14 de maio, de 2024 | 12:00

Elucubrações sobre guerras e mulheres...

Nena de Castro *


Ganhadora do Nobel de Literatura em 2015, a russa Svetlana Aleksiévitch em seu livro “A Guerra Não Tem Rosto de Mulher” nos oferece uma visão única do esforço das mulheres lutando contra os alemães durante a II Grande Guerra. A história do horrível conflito sempre foi contada a partir da visão masculina, destacando os homens, embora nem sempre as mulheres ficassem na retaguarda. Sim, pilotaram tanques, aviões, foram franco-atiradoras, enfermeiras de campanha, trabalharam em hospitais... Não foi fácil para algumas se alistarem. Mentiam sobre a idade fingindo ser mais velhas, alistavam-se corajosamente, passavam por um treinamento rápido e iam para o front.

Aprenderam a atirar, marchavam horas nos deslocamentos, tiravam os feridos após combates, tratavam-nos como podiam... Nadiédja Vassílievna aos 19 anos, recebeu a Medalha por Bravura, como conta: “uma noite, uma companhia inteira de alemães veio fazer reconhecimento de combate na área em que estávamos. Houve tiros. Eles se retiraram de madrugada e começamos a ouvir gemidos vindo da faixa neutra. Havia ali um russo ferido. Ignorando meus companheiros, rastejei até ele, amarrei-o com um cinto e o puxei por cerca de oito horas, até chegar onde estava meu regimento. Salvei sua vida”. E os depoimentos se sucedem, com cenas comoventes de mulheres que marcharam para o front em condições dificílimas, com uniformes rasgados, carregando pesados armamentos, sem qualquer tipo de conforto, sem as coisas mínimas das quais uma mulher necessita, ajudando os companheiros, fazendo curativos, atirando, lutando naquelas batalhas cruentas onde o ser humano trucida outros numa carnificina desenfreada. Lutaram na horrenda batalha de Leningrado.
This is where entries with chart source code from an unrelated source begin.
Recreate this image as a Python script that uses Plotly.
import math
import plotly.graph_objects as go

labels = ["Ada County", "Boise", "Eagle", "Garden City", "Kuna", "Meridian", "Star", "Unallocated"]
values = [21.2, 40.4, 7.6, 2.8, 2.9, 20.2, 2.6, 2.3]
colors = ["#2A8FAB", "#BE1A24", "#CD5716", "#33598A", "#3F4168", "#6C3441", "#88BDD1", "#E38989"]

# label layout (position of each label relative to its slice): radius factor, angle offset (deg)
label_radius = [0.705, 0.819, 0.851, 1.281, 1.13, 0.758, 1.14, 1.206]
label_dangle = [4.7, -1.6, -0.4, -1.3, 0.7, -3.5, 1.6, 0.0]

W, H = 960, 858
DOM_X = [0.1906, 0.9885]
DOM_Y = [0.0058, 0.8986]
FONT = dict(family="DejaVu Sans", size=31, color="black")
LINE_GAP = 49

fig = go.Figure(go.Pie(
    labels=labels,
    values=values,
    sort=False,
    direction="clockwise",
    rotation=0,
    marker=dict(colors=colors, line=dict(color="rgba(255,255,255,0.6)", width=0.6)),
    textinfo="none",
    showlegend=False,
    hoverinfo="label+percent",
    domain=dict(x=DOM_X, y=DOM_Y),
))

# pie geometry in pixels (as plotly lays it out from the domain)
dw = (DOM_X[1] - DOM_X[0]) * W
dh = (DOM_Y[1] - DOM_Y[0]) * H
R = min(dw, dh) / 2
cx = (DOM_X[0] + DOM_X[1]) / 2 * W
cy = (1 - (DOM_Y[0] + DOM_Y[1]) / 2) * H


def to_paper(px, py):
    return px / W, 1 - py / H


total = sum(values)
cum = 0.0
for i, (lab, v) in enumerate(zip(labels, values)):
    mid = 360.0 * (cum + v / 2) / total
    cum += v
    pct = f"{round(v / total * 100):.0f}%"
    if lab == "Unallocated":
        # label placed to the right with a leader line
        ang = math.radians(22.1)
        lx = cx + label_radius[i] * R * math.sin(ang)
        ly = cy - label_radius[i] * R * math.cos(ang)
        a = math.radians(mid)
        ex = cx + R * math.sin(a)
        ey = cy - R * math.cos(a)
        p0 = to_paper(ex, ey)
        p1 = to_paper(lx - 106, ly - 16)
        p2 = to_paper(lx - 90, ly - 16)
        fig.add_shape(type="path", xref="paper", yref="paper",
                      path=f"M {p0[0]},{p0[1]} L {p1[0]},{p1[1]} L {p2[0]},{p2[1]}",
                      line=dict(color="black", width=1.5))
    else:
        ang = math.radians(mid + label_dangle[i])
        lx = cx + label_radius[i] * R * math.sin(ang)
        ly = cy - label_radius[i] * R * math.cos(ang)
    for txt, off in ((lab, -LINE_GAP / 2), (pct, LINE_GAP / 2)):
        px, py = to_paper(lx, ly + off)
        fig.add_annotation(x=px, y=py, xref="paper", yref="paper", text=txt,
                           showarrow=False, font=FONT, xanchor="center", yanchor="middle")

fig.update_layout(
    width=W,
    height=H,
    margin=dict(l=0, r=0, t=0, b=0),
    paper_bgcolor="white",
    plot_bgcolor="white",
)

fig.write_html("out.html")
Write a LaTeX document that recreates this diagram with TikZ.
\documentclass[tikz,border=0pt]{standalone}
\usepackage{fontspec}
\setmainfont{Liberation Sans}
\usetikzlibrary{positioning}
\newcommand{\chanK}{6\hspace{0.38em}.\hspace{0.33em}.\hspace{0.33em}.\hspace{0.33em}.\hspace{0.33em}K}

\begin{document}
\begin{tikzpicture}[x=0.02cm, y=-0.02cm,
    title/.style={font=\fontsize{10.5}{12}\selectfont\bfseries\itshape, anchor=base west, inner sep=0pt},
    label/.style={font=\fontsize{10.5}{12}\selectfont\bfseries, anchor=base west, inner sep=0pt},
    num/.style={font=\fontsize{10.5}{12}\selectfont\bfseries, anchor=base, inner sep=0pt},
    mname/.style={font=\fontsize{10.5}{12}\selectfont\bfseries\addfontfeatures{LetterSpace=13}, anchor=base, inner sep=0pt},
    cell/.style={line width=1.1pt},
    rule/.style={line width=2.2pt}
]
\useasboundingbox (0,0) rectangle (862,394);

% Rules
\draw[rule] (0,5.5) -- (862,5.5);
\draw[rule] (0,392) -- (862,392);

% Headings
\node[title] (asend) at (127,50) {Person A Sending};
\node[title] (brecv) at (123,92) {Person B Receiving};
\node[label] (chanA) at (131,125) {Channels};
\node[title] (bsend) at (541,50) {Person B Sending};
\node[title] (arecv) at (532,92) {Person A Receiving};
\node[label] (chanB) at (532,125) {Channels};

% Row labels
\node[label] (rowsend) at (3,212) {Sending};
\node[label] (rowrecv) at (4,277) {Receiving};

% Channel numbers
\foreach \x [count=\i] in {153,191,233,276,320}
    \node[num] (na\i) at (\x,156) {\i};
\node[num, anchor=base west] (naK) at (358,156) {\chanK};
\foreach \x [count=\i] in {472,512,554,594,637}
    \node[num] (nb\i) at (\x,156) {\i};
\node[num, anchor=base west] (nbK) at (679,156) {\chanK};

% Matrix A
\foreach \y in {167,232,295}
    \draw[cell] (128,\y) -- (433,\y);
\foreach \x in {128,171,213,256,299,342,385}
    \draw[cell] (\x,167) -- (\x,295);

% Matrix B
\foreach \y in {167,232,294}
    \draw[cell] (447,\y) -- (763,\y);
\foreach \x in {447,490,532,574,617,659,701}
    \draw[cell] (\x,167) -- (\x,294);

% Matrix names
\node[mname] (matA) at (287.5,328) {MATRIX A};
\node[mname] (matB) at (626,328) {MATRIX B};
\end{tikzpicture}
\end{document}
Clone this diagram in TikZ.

Entraram na Alemanha destruída, voltaram para ajudara pátria a se reerguer...
“Há pouco celebramos o Dia das Mães. E mães, mesmo sendo paupérrimas, marias-sem-valia, lutam como titãs para dar de comer e criar seus filhos”


Houve um episódio entre tantos, que me deixou de coração sangrando: um grupo de partisans (resistentes que participavam de guerrilhas contra os alemães) foi cercado na floresta. Esconderam-se em um lodaçal, água até o pescoço, ficaram assim por dias. Mas uma operadora de rádio tivera há pouco uma criança, que chorava de fome. Os alemães tinham cachorros, e havia o perigo de todos serem descobertos pelo choro da criança. Todas as 30 pessoas morreriam. O comandante tomou a decisão. Ninguém falou com a mãe, mas ela entendeu: ”Foi baixando a criança enroladinha para a água e segurou ali por um longo tempo... A criança não gritou mais. E nós não conseguíamos levantar os olhos.” (AFEEEEE!)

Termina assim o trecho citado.